Tilt an ear toward the East, and you can almost hear the chant emanating from the opposite seaboard: "A-C-C, A-C-C!"
The NCAA tournament's Sweet 16 is saturated with Atlantic Coast Conference members, seven of whom avoided getting scratched off brackets.
Wait, what? Maryland, perpetually linked to the ACC, moved to the Big Ten? Then make it six.
Still, the representation doubles that of the Big 12 and Big Ten. And it eclipses the record of five set a year ago by the ACC.
An outbreak of upsets in the opening round spilled over to the weekend.
Though all No. 1 seeds remain standing, Wisconsin's contested buzzer-beating three-pointer axed Xavier, leaving only a pair of twos and threes. (No, Sparty, your mystifying dud against Middle Tennessee State was not a bad dream.)
Let's break down what is left of the regions, beginning with one that shifts to our backyard.
West (Thursday/Saturday in Anaheim): The Pac-12 banner might be feeling heavy for Oregon, the lone team left from the league to hold it up.
The Ducks, who triumphed over St. Joseph's with little room to spare, bump up against Duke in a potential points-fest. Co-featured on the Blue Devils are scoring machine Grayson Allen and possible top NBA draft pick Brandon Ingram.
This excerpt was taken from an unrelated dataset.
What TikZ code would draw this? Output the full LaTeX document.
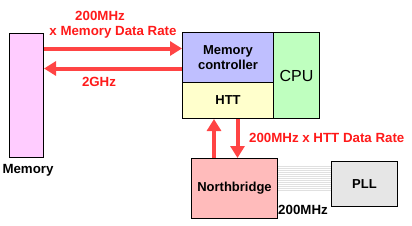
\documentclass[tikz,border=0pt]{standalone}
\usepackage{fontspec}
\setmainfont{Liberation Sans}
\usetikzlibrary{arrows.meta}
\definecolor{ffccff}{RGB}{255,204,255}
\definecolor{bfbfff}{RGB}{191,191,255}
\definecolor{ffffcc}{RGB}{255,255,204}
\definecolor{bfffbf}{RGB}{191,255,191}
\definecolor{ffbbbb}{RGB}{255,187,187}
\definecolor{e6e6e6}{RGB}{230,230,230}
\definecolor{ff4444}{RGB}{255,68,68}
\definecolor{ff1a1a}{RGB}{255,26,26}
\definecolor{dddddd}{RGB}{224,224,224}

\begin{document}
\begin{tikzpicture}[x=1pt,y=-1pt,line cap=butt,line join=miter,
		blk/.style={draw=black,line width=1pt,inner sep=0pt,anchor=north west,font=\fontsize{13}{15}\selectfont\bfseries,align=center},
		arr/.style={color=ff4444,line width=4pt,-{Triangle[width=14pt,length=12pt]}},
		lbl/.style={color=ff1a1a,font=\fontsize{13.3}{15}\selectfont\bfseries,inner sep=0pt}]
		\useasboundingbox (0,0) rectangle (412,225);
		% boxes
		\node[blk,fill=ffccff,minimum width=34pt,minimum height=124pt] (mem) at (9,33) {};
		\node[blk,fill=bfbfff,minimum width=91pt,minimum height=50pt] (mc) at (182,32) {Memory\\controller};
		\node[blk,fill=ffffcc,minimum width=91pt,minimum height=36pt] (htt) at (182,82) {HTT};
		\node[blk,fill=bfffbf,minimum width=46pt,minimum height=86pt,font=\fontsize{16}{18}\selectfont] (cpu) at (273,32) {CPU};
		\node[blk,fill=ffbbbb,minimum width=86pt,minimum height=60pt] (nb) at (191,158) {Northbridge};
		\node[blk,fill=e6e6e6,minimum width=66pt,minimum height=45pt] (pll) at (331,161) {PLL};
		% clock lines
		\foreach \y in {166,168,...,190}
		\draw[color=dddddd,line width=0.6pt] (nb.east |- 0,\y) -- (pll.west |- 0,\y);
		% arrows
		\draw[arr] ([yshift=9pt]mc.west -| mem.east) -- ([yshift=9pt]mc.west);
		\draw[arr] ([yshift=-11pt]mc.west) -- ([yshift=-11pt]mc.west -| mem.east);
		\draw[arr] ([xshift=-14pt]htt.south |- nb.north) -- ([xshift=-14pt]htt.south);
		\draw[arr] ([xshift=9.5pt]htt.south) -- ([xshift=9.5pt]htt.south |- nb.north);
		% labels
		\node[lbl] (l1) at (100,16) {200MHz};
		\node[lbl] (l2) at (113,32) {x Memory Data Rate};
		\node[lbl] (l3) at (99,82) {2GHz};
		\node[lbl,anchor=west] (l4) at (249,138) {200MHz x HTT Data Rate};
		\node[lbl,color=black] (l5) at (303,210) {200MHz};
		\node[lbl,color=black] (l6) at (28,170) {Memory};
\end{tikzpicture}
\end{document}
There are comebacks, and there is what Texas A&M achieved Sunday. The Aggies, who smudged out a 12-point deficit in the closing 44 seconds of regulation and finished off Northern Iowa in double overtime, gear up for Oklahoma.
The Sooners' Buddy Hield, presumptive player of the year, has amassed 63 points in two games and attracted triple-teams late in a narrow win over Virginia Commonwealth.
South (Thursday/Saturday in Louisville, Ky.): This region has nearly gone as planned, with the three prime seeds plus the No. 5 Terrapins surviving.
Kansas and Villanova breathed a collective sigh of relief after victories that could have powered a regatta. The Jayhawks were ousted at that stage the past two seasons, while the Wildcats were toast after the first weekend in their last four appearances.
The elephant in the room, as Villanova Coach Jay Wright has referenced, found an escape hatch.
A Kansas grad, Maryland Coach Mark Turgeon will set aside his academic allegiance and plot to sink the overall leading seed. The preseason AP polls foretold this meeting, though perhaps not until the Final Four. Maryland was ranked third, Kansas fourth.
Villanova's Wildcats, who have obliterated two foes by an aggregate 49 points, draw Miami and its sublime point guard, Angel Rodriguez.
East (Friday/Sunday in Philadelphia): It is not the championship game, but North Carolina versus Indiana drips with nostalgia. The Hoosiers brought the Tar Heels to heel in Philly for the title 35 years ago.
Though seeded four rungs lower, No. 5 Indiana is capable of repeating the feat. Point guard Yogi Ferrell is the Rodriguez of this region. These Hoosiers, the fifth-most accurate team in the nation on three-pointers and sixth-most on twos, shoot as well as the characters in the cinematic classic "Hoosiers."
Carolina has played to type most of the season — potent offense, suspect defense — but has buckled down on both ends recently.
Notre Dame got a new lease on NCAA life when Rex Pflueger, who played beach volleyball recreationally while growing up in Dana Point, volleyed a rebound into the hoop with 1.5 seconds left for a one-point victory Sunday over Stephen F. Austin.
The Fighting Irish face the plodding Badgers, who cut it even closer and atoned for being party to the least watchable game of the week. Bronson Koenig's three-pointer from the dead corner as time expired broke a tie and rescued Wisconsin, which previously slogged to a 47-43 win over Pittsburgh.
Notre Dame, with its fluid offense and shaky defense, assures more entertaining viewing.
Midwest (Friday/Sunday in Chicago): Opposites attract here too, in the marquee matchup as Virginia and its snail's-pace offense deal with Iowa State, which operates at a cheetah's clip.
Not to be overlooked is the Cavaliers' No. 6 rank in the Ken Pomeroy Ratings for offensive efficiency, three slots behind the Cyclones. On defense, Virginia is fourth, which elevates it to tournament favorite's status among KenPom acolytes.
If the Cyclones' Georges Niang scores 28 points for the third consecutive game, this one will have gone quadruple overtime.
The other encounter guarantees that a double-digit seed will proceed to the Elite Eight.
Syracuse's Jim Boeheim will partake in his 18th and least likely round of 16. The Orangemen seemed NIT-bound after opening the season at 10-7 as the coach observed a nine-game ban by the NCAA.
They have justified the unexpectedly high 10th seed — yet the school's lowest ever — with wins by a combined 44 points. No. 11 Gonzaga, similarly seeded lower than normal, awaits.
Then it's on to the Final Four in Houston, which could boil down to an ACC intramural affair. The league's half-dozen entrants are scattered among the regions.